You called ahead to know if there was room for two, and you are greeted by the friendly owner, a very tall thirty-year-old with unruly hair and a thick woolen sweater, who takes care of the service, single-handedly or with his wife. He offers to seat you at a table close to the heater and lights a small candle. He pauses a moment and says he remembers you from last time, or more accurately, he recognizes your boyfriend and apologetically explains that he has no memory for women's faces. A moment later, he comes back with two kirs (white wine with blackberry liqueur), on the house. "Parce que je vous aime bien", he says warmly.
It's his mother who's in charge of the cooking, from the depths of a downstairs kitchen. From time to time, you hear the mechanical sound of the "monte-plats" (the service lift), as the freshly prepared dishes emerge to the surface. The 24-euro three-course menu offers French dishes, as well as some specialties from Brasil, made by the cook of the nearby Brasilian restaurant "El Molino". You decide to go "moit' moit'" and split the dishes.
You start out with a goat cheese salad, wonderfully fresh and well seasoned, and a homemade tuna terrine with dill cream, moist and flavorful. You liberally chomp on the excellent rustic bread provided, uncharacteristically forget to ask where it comes from, but guess in afterthought that it comes from the boulangerie at the top of the rue Houdon.
You then share a Brasilian plate of two empenadas (baked turnovers, one beef and one sardine), red beans, salad and salsa, and the plat du jour, a lamb tajine, deliciously spiced. By then, you are a little giddy from the Pot Lyonnais (a 50 cl carafe) of red wine you ordered.
You declare yourself blissfully stuffed and withdraw from the race, but your boyfriend trudges on bravely, and orders the chocolate cake, for which the owner thoughtfully supplies two spoons. You comment on the fact that said boyfriend is normally not a chocolate dessert guy, but that this is obviously undergoing serious change.

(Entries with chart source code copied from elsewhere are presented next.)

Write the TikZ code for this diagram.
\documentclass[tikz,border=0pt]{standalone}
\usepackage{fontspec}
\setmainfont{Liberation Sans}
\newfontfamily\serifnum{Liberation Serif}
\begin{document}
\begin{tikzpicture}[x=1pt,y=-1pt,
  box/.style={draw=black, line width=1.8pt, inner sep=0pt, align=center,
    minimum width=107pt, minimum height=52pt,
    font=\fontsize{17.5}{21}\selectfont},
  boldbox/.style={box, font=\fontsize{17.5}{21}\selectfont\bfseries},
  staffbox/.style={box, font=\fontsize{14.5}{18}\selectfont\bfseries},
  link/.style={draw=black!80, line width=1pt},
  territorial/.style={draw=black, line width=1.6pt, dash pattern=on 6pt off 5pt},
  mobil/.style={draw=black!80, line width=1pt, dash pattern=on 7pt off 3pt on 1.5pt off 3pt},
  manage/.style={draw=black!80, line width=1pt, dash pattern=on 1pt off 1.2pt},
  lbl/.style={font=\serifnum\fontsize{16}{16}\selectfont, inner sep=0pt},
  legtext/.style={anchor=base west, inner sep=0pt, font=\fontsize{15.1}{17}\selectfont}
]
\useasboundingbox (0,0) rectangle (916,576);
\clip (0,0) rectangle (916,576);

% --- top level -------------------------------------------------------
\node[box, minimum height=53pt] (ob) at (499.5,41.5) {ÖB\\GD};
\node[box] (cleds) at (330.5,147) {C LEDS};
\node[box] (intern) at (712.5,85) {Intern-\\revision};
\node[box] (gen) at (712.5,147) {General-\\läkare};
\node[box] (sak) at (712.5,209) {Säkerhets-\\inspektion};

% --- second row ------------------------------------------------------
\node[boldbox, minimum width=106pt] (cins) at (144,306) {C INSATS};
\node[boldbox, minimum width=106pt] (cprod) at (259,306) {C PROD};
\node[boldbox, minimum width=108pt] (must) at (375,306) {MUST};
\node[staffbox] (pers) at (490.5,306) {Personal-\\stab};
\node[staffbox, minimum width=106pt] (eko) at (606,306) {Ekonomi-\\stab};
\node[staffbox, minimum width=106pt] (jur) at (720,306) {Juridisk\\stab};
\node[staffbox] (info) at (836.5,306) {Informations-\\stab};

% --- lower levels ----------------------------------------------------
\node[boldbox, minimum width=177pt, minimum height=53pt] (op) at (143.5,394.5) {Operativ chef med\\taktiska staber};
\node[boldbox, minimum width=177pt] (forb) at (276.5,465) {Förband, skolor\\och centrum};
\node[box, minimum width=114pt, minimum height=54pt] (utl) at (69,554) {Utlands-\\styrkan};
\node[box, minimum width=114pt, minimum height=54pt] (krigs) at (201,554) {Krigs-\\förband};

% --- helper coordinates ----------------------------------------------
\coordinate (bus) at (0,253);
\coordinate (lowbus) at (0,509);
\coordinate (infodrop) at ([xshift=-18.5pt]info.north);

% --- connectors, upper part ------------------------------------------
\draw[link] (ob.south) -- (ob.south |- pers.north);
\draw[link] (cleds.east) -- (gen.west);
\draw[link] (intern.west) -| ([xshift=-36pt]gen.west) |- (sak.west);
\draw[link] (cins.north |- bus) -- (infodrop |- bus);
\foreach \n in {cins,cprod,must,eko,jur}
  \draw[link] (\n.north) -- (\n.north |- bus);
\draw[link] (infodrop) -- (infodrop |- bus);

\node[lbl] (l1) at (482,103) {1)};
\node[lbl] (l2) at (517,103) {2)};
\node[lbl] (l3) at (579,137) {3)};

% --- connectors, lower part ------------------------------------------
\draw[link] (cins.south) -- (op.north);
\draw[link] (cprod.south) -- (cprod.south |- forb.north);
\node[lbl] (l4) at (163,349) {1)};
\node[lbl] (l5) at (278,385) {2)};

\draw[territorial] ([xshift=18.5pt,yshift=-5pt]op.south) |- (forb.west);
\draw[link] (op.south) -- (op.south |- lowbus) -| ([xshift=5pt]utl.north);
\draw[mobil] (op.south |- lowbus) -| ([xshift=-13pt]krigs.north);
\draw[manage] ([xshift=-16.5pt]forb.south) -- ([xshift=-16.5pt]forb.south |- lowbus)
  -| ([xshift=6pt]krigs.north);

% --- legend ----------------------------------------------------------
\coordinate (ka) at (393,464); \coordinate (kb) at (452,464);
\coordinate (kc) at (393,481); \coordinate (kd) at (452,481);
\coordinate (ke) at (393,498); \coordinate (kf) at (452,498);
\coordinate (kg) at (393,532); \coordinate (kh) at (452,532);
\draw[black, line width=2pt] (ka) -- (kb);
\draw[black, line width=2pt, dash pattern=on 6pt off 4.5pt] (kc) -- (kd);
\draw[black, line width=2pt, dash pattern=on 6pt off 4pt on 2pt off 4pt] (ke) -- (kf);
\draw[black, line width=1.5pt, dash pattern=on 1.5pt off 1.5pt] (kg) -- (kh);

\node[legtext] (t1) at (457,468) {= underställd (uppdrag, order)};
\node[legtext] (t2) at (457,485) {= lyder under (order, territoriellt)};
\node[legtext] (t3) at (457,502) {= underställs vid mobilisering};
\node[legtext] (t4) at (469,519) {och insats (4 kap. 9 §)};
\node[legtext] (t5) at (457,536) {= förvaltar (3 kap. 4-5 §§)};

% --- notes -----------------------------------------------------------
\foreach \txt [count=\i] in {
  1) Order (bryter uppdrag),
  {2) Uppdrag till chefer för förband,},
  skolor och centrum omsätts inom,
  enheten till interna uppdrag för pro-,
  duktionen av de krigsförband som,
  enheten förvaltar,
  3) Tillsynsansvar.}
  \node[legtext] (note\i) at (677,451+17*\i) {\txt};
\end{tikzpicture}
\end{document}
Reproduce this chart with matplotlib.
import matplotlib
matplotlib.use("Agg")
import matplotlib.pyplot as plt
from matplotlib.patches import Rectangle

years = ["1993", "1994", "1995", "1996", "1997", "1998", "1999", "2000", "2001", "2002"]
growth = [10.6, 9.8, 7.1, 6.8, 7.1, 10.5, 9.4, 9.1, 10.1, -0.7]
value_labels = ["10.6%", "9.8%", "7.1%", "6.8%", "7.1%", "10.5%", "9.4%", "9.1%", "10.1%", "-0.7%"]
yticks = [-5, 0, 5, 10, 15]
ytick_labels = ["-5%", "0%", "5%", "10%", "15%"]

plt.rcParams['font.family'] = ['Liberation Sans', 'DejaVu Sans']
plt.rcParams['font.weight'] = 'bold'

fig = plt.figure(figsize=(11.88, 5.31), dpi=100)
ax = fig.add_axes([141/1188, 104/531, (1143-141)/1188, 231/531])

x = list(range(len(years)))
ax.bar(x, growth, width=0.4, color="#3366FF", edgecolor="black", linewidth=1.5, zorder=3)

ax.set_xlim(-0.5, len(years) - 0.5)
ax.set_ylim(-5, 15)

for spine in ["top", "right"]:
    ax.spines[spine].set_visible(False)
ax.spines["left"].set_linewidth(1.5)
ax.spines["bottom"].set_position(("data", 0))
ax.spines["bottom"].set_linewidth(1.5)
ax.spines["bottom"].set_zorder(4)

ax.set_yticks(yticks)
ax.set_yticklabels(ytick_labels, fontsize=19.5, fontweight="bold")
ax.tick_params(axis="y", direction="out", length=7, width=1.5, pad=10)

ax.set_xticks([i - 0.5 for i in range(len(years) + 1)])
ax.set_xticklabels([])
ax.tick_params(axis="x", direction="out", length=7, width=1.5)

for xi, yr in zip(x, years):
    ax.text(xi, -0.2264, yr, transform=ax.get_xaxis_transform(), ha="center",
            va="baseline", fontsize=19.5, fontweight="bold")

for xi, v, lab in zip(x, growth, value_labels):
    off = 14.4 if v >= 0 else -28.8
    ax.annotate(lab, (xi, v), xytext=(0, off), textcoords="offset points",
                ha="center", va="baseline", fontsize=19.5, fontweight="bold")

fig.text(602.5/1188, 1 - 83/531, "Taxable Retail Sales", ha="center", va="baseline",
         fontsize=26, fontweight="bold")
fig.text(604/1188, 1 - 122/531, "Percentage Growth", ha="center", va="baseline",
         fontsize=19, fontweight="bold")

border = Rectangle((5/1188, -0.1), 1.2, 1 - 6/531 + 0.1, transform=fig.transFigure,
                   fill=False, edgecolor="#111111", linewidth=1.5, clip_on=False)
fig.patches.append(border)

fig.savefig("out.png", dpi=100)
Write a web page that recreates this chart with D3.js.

You order espressos - "déca" for you, "serré" for him - brought by the owner, who whispers that this is on the house, too, and points out that his wife has taken upon herself to treat us to both a speculoos and a chocolate caramel, although this is normally an either/or type of deal.
After lingering for a while, you get up, exchange thanks and smiles profusely with the owner and ask him to pass on your compliments to his mother. He shows you to the door, you step into the chilly december night, and walk home, arm in arm, happy and satisfied.
["The Quiet Man", in reference to the 1952 John Ford movie.]